The separate subsystems also have the same basic architecture of traditional accounting systems which is characterized by a transaction processor that archives detail and posts summary files that feed narrowly defined reporting processes. The result is that parallel systems are required to support accountants and mainstream business requirements which in turn creates increasing layers of reconciliation, flexibility, system maintenance, and data visibility problems. The layers of complexity caused by traditional architecture, coupled with the Financial Subsystems Paradigm, have resulted in a virtually unworkable situation from an enterprise standpoint.
Traditional architecture was fit for the purpose in the world of 20 years ago when the economics of computing power forced designers to archive detail (much like manual accounting systems) and automated systems were few in number, limited in scope and non-strategic in nature.
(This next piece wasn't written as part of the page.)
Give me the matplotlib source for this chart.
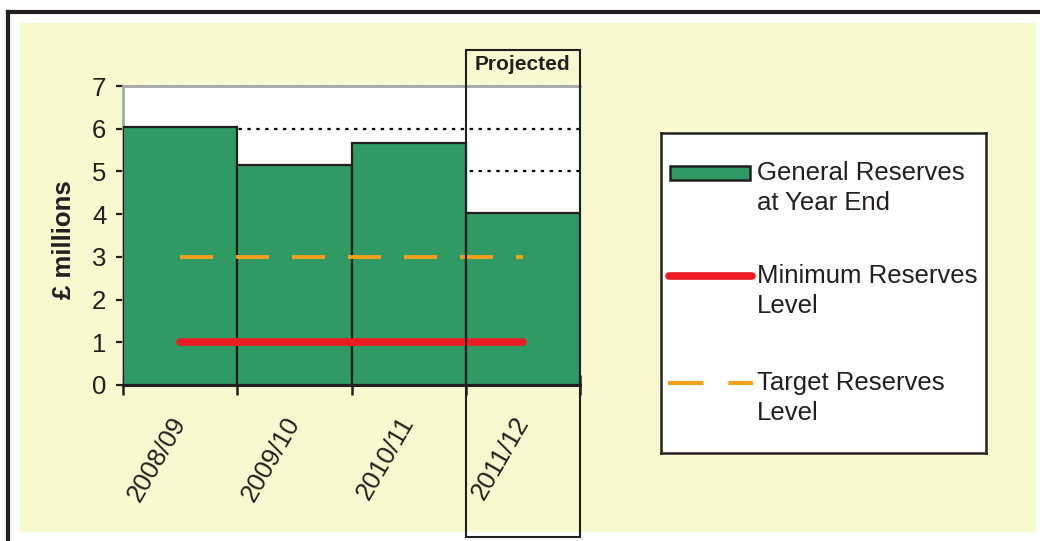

A new paradigm is required as we attack integrated system requirements. The events-based architecture illustrated in Exhibit I-IV is a solution that is attractive both theoretically and practically.
Exhibit I-IV illustrates an architecture where the point of departure is a broad view of the business systems problem.
It views the proper subject matter for a system as all business events that an organization is interested in planning for, evaluating or controlling. Rather than building separate transaction processors to capture, edit and post payroll transactions, general ledger transactions, inventory transactions… and so on, one transaction processor can be designed to capture events according to their respective data structures and apply the respective business rules for editing and posting and reporting in a generalized way. It explicitly recognizes that detail information should be accessible so that information requirements can be accommodated as they are identified over time. In addition, it
recognizes that mainstream information require-ments and financial information requirements should be supported through the same data capture, maintenance, and reporting facility.
The practical result of viewing systems problems in this broader architectural context is a consolidated design for the systems that get built. A consolidated design means fewer programs to write, test, and maintain. Fewer interrelationships must be defined, understood, explained, and reconciled. The sensitivity to requirements defined at the outset is diminished substantially because views of the data captured are not limited by the summary data structures posted by the transaction processors.
A consolidated architecture is better because of its flexibility in accommodating changing requirements. A consolidated architecture is faster due to the reduced development life cycle emanating from the underlying simplicity of the concept. It is also cheaper because redundant functions are eliminated and there are fewer objects to build and maintain in the application portfolio.